Al acercarme a Roswaal, le pregunté sobre cómo liberar el Santuario sin pasar por la Tumba. Sin embargo, él rápidamente desvió la conversación hacia Emilia y sus planes. Fue entonces cuando me reveló que había contratado a las asesinas de la mansión, un acto que me dejó atónito. "Quería que fueras perfecto, Naegi", dijo, y mis entrañas se retorcieron ante la noción de que su locura había puesto en riesgo tantas vidas.

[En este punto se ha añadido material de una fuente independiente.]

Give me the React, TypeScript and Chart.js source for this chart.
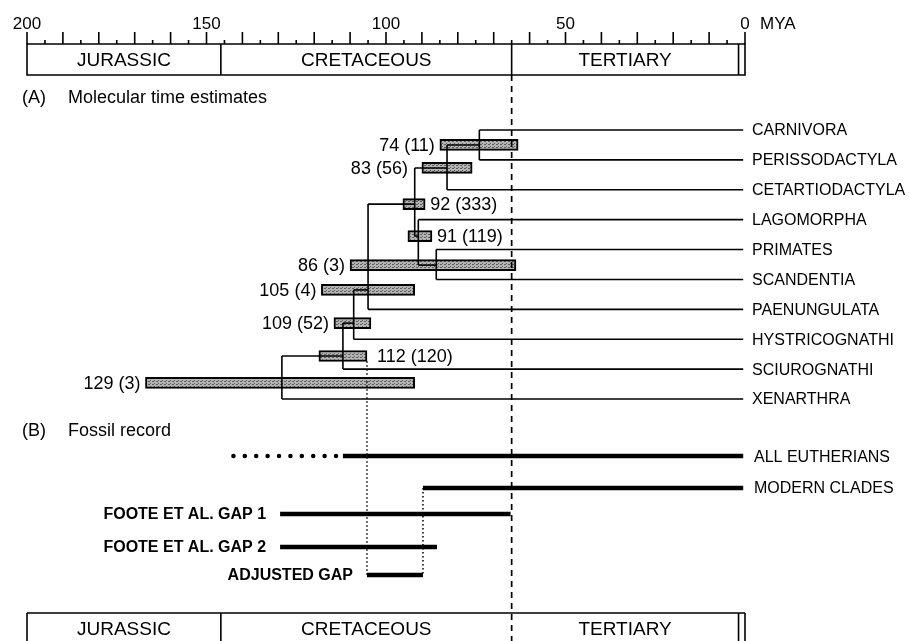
import React, { useEffect, useRef } from "react";
import { Chart, registerables } from "chart.js";

Chart.register(...registerables);

// ---------------- data ----------------
const axisTickLabels = [200, 150, 100, 50, 0];
const axisUnit = "MYA";

const periodNames = ["JURASSIC", "CRETACEOUS", "TERTIARY"];
const periodStart = [200, 146, 65];
const periodEnd = [146, 65, 1.8];
const presentAge = 0;

const taxa = [
  "CARNIVORA",
  "PERISSODACTYLA",
  "CETARTIODACTYLA",
  "LAGOMORPHA",
  "PRIMATES",
  "SCANDENTIA",
  "PAENUNGULATA",
  "HYSTRICOGNATHI",
  "SCIUROGNATHI",
  "XENARTHRA",
];
const taxaRows = [0, 1, 2, 3, 4, 5, 6, 7, 8, 9];
const tipAge = 0.5;

const nodeIds = ["n74", "n83", "n92", "n91", "n86", "n105", "n109", "n112", "n129"];
const nodeAges = [74, 83, 92, 91, 86, 105, 109, 112, 129];
const nodeGenes = [11, 56, 333, 119, 3, 4, 52, 120, 3];
const nodeCiOld = [85, 90, 95.3, 93.9, 110, 118, 114.5, 118.7, 167];
const nodeCiYoung = [63.2, 76, 89.1, 87.2, 63.8, 92, 104.2, 105.3, 92];
const nodeRows = [0.5, 1.27, 2.48, 3.55, 4.52, 5.35, 6.46, 7.56, 8.46];
const nodeChildA = ["CARNIVORA", "n74", "n83", "LAGOMORPHA", "PRIMATES", "n92", "n105", "n109", "n112"];
const nodeChildB = [
  "PERISSODACTYLA",
  "CETARTIODACTYLA",
  "n91",
  "n86",
  "SCANDENTIA",
  "PAENUNGULATA",
  "HYSTRICOGNATHI",
  "SCIUROGNATHI",
  "XENARTHRA",
];
const nodeLabelSide = ["left", "left", "right", "right", "left", "left", "left", "right", "left"];

const fossilNames = ["ALL EUTHERIANS", "MODERN CLADES", "FOOTE ET AL. GAP 1", "FOOTE ET AL. GAP 2", "ADJUSTED GAP"];
const fossilStart = [112, 89.7, 129.5, 129.5, 105.3];
const fossilEnd = [0.5, 0.5, 65.3, 85.8, 89.7];
const fossilRows = [10.91, 11.98, 12.85, 13.95, 14.89];
const fossilLabelAtRight = [true, true, false, false, false];
const eutherianGhostStart = 142.5;
const eutherianGhostEnd = 113.5;
const ktBoundary = 65;

const headingA = ["(A)", "Molecular time estimates"];
const headingB = ["(B)", "Fossil record"];

// ---------------- layout / style ----------------
const W = 909;
const H = 641;
const PAD_LEFT = 27;
const PAD_RIGHT = 164;
const Y_MIN = -4.349;
const Y_MAX = 17.096;
const AXIS_Y = 44;
const TOP_BOX_BOTTOM = 75;
const BOTTOM_BOX_TOP = 613;
const KT_TOP_ROW = -1.84;
const ADJ_DOT_TOP_ROW = 7.74;
const FONT = '"Liberation Sans", Arial, Helvetica, sans-serif';
const nodeLabelGap: Record<string, number> = { n83: 14, n112: 10 };

function rowOf(id: string): number {
  const t = taxa.indexOf(id);
  return t >= 0 ? taxaRows[t] : nodeRows[nodeIds.indexOf(id)];
}
function endOf(id: string): number {
  return taxa.includes(id) ? tipAge : nodeAges[nodeIds.indexOf(id)];
}

function lineDs(data: { x: number; y: number }[], extra: any = {}) {
  return {
    type: "line",
    data,
    borderColor: "#000",
    borderWidth: 1.6,
    pointRadius: 0,
    pointHoverRadius: 0,
    fill: false,
    tension: 0,
    order: 0,
    ...extra,
  };
}

function makeStipple(): CanvasPattern | string {
  const c = document.createElement("canvas");
  c.width = 4;
  c.height = 3;
  const g = c.getContext("2d");
  if (!g) return "#a0a0a0";
  g.fillStyle = "#b4b4b4";
  g.fillRect(0, 0, 4, 3);
  g.fillStyle = "#5e5e5e";
  g.fillRect(0, 0, 2, 1);
  g.fillRect(2, 2, 1, 1);
  const p = g.createPattern(c, "repeat");
  return p || "#a0a0a0";
}

export default function App() {
  const ref = useRef<HTMLCanvasElement>(null);

  useEffect(() => {
    const canvas = ref.current;
    if (!canvas) return;

    const datasets: any[] = [];

    // tree branches
    nodeIds.forEach((id, i) => {
      const age = nodeAges[i];
      const a = nodeChildA[i];
      const b = nodeChildB[i];
      datasets.push(lineDs([{ x: age, y: rowOf(a) }, { x: age, y: rowOf(b) }]));
      [a, b].forEach((c) => {
        datasets.push(lineDs([{ x: age, y: rowOf(c) }, { x: endOf(c), y: rowOf(c) }]));
      });
    });

    // confidence bars
    datasets.push({
      type: "bar",
      indexAxis: "y",
      data: nodeIds.map((_, i) => ({ x: [nodeCiOld[i], nodeCiYoung[i]], y: nodeRows[i] })),
      backgroundColor: makeStipple(),
      borderColor: "#000",
      borderWidth: 2,
      borderSkipped: false,
      barThickness: 11,
      order: 1,
    });

    // fossil record lines
    fossilNames.forEach((_, i) => {
      datasets.push(
        lineDs(
          [
            { x: fossilStart[i], y: fossilRows[i] },
            { x: fossilEnd[i], y: fossilRows[i] },
          ],
          { borderWidth: 4.5 }
        )
      );
    });
    // ghost lineage (dotted) for all eutherians
    datasets.push(
      lineDs(
        [
          { x: eutherianGhostStart, y: fossilRows[0] },
          { x: eutherianGhostEnd, y: fossilRows[0] },
        ],
        { borderWidth: 4.5, borderDash: [0, 11.4], borderCapStyle: "round" }
      )
    );
    // dotted connectors of adjusted gap
    datasets.push(
      lineDs(
        [
          { x: fossilStart[4], y: ADJ_DOT_TOP_ROW },
          { x: fossilStart[4], y: fossilRows[4] },
        ],
        { borderWidth: 1.5, borderDash: [1.5, 2.5] }
      )
    );
    datasets.push(
      lineDs(
        [
          { x: fossilEnd[4], y: fossilRows[1] },
          { x: fossilEnd[4], y: fossilRows[4] },
        ],
        { borderWidth: 1.5, borderDash: [1.5, 2.5] }
      )
    );
    // K/T boundary dashed
    datasets.push(
      lineDs(
        [
          { x: ktBoundary, y: KT_TOP_ROW },
          { x: ktBoundary, y: Y_MAX },
        ],
        { borderWidth: 1.7, borderDash: [6, 5] }
      )
    );

    const decor = {
      id: "decor",
      beforeDraw(chart: any) {
        const ctx = chart.ctx;
        ctx.save();
        ctx.fillStyle = "#fff";
        ctx.fillRect(0, 0, chart.width, chart.height);
        ctx.restore();
      },
      afterDatasetsDraw(chart: any) {
        const ctx: CanvasRenderingContext2D = chart.ctx;
        const xs = chart.scales.x;
        const ys = chart.scales.y;
        const X = (v: number) => xs.getPixelForValue(v);
        const Y = (r: number) => ys.getPixelForValue(r);
        ctx.save();
        ctx.strokeStyle = "#000";
        ctx.fillStyle = "#000";
        ctx.lineWidth = 1.6;

        // top axis ticks
        ctx.beginPath();
        for (let v = 0; v <= 200; v += 5) {
          const len = v % 10 === 0 ? 12 : 4;
          const px = X(v);
          ctx.moveTo(px, AXIS_Y);
          ctx.lineTo(px, AXIS_Y - len);
        }
        ctx.stroke();
        ctx.font = `17px ${FONT}`;
        ctx.textAlign = "center";
        ctx.textBaseline = "middle";
        axisTickLabels.forEach((v) => ctx.fillText(String(v), X(v), AXIS_Y - 20));
        ctx.textAlign = "left";
        ctx.fillText(axisUnit, X(presentAge) + 15, AXIS_Y - 20);

        // top period box
        ctx.beginPath();
        ctx.rect(X(200), AXIS_Y, X(presentAge) - X(200), TOP_BOX_BOTTOM - AXIS_Y);
        periodEnd.forEach((e) => {
          ctx.moveTo(X(e), AXIS_Y);
          ctx.lineTo(X(e), TOP_BOX_BOTTOM);
        });
        ctx.stroke();

        // bottom period box
        ctx.beginPath();
        ctx.moveTo(X(200), BOTTOM_BOX_TOP);
        ctx.lineTo(X(presentAge), BOTTOM_BOX_TOP);
        [200, periodEnd[0], periodEnd[2], presentAge].forEach((e) => {
          ctx.moveTo(X(e), BOTTOM_BOX_TOP);
          ctx.lineTo(X(e), H + 2);
        });
        ctx.stroke();

        ctx.font = `19px ${FONT}`;
        ctx.textAlign = "center";
        periodNames.forEach((n, i) => {
          const cx = (X(periodStart[i]) + X(periodEnd[i])) / 2;
          ctx.fillText(n, cx, (AXIS_Y + TOP_BOX_BOTTOM) / 2 + 1);
          ctx.fillText(n, cx, BOTTOM_BOX_TOP + 17);
        });

        // headings
        ctx.font = `18px ${FONT}`;
        ctx.textAlign = "left";
        ctx.fillText(headingA[0], 22, 98);
        ctx.fillText(headingA[1], 68, 98);
        ctx.fillText(headingB[0], 22, 431);
        ctx.fillText(headingB[1], 68, 431);

        // node labels
        ctx.font = `18px ${FONT}`;
        nodeIds.forEach((id, i) => {
          const txt = `${nodeAges[i]} (${nodeGenes[i]})`;
          const gap = nodeLabelGap[id] ?? 5;
          const y = Y(nodeRows[i]) + 1;
          if (nodeLabelSide[i] === "left") {
            ctx.textAlign = "right";
            ctx.fillText(txt, X(nodeCiOld[i]) - gap, y);
          } else {
            ctx.textAlign = "left";
            ctx.fillText(txt, X(nodeCiYoung[i]) + gap, y);
          }
        });

        // taxa labels
        ctx.font = `16px ${FONT}`;
        ctx.textAlign = "left";
        taxa.forEach((t, i) => ctx.fillText(t, X(presentAge) + 7, Y(taxaRows[i]) + 1));

        // fossil labels
        fossilNames.forEach((n, i) => {
          const y = Y(fossilRows[i]) + 1;
          if (fossilLabelAtRight[i]) {
            ctx.font = `16px ${FONT}`;
            ctx.textAlign = "left";
            ctx.fillText(n, X(presentAge) + 9, y);
          } else {
            ctx.font = `bold 16px ${FONT}`;
            ctx.textAlign = "right";
            ctx.fillText(n, X(fossilStart[i]) - 14, y);
          }
        });

        ctx.restore();
      },
    };

    const chart = new Chart(canvas, {
      type: "scatter",
      data: { datasets },
      options: {
        animation: false,
        responsive: false,
        maintainAspectRatio: false,
        layout: { padding: { left: PAD_LEFT, right: PAD_RIGHT, top: 0, bottom: 0 } },
        scales: {
          x: { type: "linear", min: 0, max: 200, reverse: true, display: false, offset: false, grid: { offset: false } },
          y: { type: "linear", min: Y_MIN, max: Y_MAX, reverse: true, display: false, offset: false, grid: { offset: false } },
        },
        plugins: {
          legend: { display: false },
          tooltip: { enabled: false },
          title: { display: false },
        },
        events: [],
      },
      plugins: [decor],
    } as any);

    return () => chart.destroy();
  }, []);

  return (
    <div style={{ position: "absolute", left: 0, top: 0, width: W, height: H, background: "#fff" }}>
      <canvas ref={ref} width={W} height={H} style={{ display: "block", width: W, height: H }} />
    </div>
  );
}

No pude soportarlo más. Me disculpé, arrodillándome frente a él, sintiéndome como un niño perdido. Pero en su respuesta, Roswaal me desafió. "Si intentas de nuevo, Echidna te permitirá tomar las pruebas". Su mirada estaba llena de locura, pero también de una extraña esperanza. "¿Cómo puedes no estar loco como yo?", me preguntó. Su deseo de sacrificar todo por amor me hizo reflexionar sobre mi propia humanidad.
Las lágrimas comenzaron a caer de mis ojos mientras me daba cuenta de lo que se esperaba de mí. La desesperación me invadió, y sin pensarlo, salí corriendo de la cabaña, gritando al viento que no sabía qué hacer. El bosque se volvió un laberinto, y tropecé, cayendo por una pendiente. Otto apareció nuevamente, extendiéndome la mano, pero en mi confusión, bromeé al decir que estaba bien. Sin embargo, su mirada era seria. "Respira, Naegi", me dijo, y justo cuando lo hizo, me asestó un puñetazo.

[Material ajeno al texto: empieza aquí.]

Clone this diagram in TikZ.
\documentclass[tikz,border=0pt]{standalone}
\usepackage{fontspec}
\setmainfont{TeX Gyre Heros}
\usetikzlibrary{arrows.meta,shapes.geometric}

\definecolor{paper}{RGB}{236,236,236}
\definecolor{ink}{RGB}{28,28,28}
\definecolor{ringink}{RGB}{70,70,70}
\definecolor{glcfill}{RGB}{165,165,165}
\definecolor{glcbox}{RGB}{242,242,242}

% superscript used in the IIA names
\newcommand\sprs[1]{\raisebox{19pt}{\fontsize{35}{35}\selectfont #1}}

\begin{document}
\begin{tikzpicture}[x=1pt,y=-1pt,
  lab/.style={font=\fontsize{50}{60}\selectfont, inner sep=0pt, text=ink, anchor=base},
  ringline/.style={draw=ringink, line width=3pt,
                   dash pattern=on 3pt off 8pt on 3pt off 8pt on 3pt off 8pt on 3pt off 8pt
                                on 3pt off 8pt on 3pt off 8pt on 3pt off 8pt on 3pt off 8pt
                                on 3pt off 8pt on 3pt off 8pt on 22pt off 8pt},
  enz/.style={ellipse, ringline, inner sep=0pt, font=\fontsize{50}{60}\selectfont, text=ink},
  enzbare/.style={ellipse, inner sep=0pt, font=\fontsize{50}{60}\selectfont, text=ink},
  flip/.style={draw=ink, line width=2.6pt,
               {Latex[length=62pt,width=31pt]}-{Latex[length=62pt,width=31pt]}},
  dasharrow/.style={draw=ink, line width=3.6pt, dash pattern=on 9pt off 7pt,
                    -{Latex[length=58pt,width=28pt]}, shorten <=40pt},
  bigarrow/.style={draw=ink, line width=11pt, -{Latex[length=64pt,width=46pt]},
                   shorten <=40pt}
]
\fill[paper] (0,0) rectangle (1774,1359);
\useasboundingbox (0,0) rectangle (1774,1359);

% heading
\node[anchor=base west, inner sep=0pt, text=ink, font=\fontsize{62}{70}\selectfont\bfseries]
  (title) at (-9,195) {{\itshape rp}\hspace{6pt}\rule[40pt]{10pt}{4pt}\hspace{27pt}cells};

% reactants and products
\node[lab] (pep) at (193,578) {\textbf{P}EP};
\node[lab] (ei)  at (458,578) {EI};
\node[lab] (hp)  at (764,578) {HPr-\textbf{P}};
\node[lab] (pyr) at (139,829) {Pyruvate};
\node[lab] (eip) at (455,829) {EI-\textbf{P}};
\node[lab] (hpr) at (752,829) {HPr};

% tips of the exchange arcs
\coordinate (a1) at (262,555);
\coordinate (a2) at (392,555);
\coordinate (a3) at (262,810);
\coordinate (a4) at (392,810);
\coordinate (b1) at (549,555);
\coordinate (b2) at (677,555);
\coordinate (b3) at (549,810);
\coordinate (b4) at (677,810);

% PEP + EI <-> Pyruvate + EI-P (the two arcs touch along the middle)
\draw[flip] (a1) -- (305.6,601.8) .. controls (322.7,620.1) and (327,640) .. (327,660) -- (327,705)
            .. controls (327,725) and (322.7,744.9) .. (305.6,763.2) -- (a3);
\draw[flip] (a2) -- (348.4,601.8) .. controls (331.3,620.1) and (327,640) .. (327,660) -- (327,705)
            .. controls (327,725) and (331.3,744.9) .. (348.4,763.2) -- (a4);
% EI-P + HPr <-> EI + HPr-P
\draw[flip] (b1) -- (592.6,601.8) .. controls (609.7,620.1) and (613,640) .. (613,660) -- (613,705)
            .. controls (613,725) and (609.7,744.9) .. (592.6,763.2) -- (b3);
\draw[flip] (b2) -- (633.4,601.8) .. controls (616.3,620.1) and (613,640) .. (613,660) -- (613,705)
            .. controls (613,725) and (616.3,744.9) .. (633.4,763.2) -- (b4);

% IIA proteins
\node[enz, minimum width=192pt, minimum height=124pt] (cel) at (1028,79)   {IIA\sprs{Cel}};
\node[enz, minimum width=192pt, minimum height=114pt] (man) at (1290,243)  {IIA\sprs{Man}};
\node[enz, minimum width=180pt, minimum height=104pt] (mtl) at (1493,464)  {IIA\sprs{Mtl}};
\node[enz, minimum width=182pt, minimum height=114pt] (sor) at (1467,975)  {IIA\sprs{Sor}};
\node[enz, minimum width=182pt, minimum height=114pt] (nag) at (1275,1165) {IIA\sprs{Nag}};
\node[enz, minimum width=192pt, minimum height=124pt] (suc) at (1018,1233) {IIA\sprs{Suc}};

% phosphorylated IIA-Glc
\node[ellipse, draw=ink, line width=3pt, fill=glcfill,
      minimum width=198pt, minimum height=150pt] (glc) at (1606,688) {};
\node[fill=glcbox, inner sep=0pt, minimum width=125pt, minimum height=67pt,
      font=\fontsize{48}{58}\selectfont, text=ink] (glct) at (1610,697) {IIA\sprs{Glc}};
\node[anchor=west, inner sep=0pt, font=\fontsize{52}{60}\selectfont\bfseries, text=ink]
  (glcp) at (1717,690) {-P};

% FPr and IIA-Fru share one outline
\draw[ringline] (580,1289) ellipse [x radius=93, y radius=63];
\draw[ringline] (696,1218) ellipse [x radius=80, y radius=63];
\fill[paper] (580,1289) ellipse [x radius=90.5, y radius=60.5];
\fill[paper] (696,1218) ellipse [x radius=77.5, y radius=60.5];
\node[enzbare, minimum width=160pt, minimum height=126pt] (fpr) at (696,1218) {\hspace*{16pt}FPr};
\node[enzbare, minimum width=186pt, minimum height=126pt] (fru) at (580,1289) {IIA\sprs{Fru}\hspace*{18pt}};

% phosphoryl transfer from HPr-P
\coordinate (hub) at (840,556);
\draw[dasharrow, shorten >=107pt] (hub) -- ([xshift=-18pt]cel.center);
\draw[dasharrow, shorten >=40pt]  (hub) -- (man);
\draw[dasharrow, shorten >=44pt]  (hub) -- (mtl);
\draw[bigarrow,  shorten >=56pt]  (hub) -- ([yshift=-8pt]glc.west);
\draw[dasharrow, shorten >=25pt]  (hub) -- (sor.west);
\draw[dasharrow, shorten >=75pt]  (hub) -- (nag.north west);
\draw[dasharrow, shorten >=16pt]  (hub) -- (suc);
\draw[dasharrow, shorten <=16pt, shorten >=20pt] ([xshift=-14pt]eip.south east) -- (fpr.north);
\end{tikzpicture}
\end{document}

"¡Deja de hacerte el duro con tus amigos!", me gritó, y en ese momento, comprendí que no estaba solo en esto. Mis amigos estaban a mi lado, dispuestos a enfrentar cualquier desafío. Cerré los ojos, sintiendo la calidez de su apoyo y la determinación de, finalmente, encontrar una salida a esta pesadilla. Aunque la mala suerte y la confusión siempre me habían acompañado, había un destello de esperanza en el horizonte. Y con cada paso que daba, tenía que recordar que la verdadera fuerza no estaba en la soledad, sino en la conexión con aquellos que realmente importaban.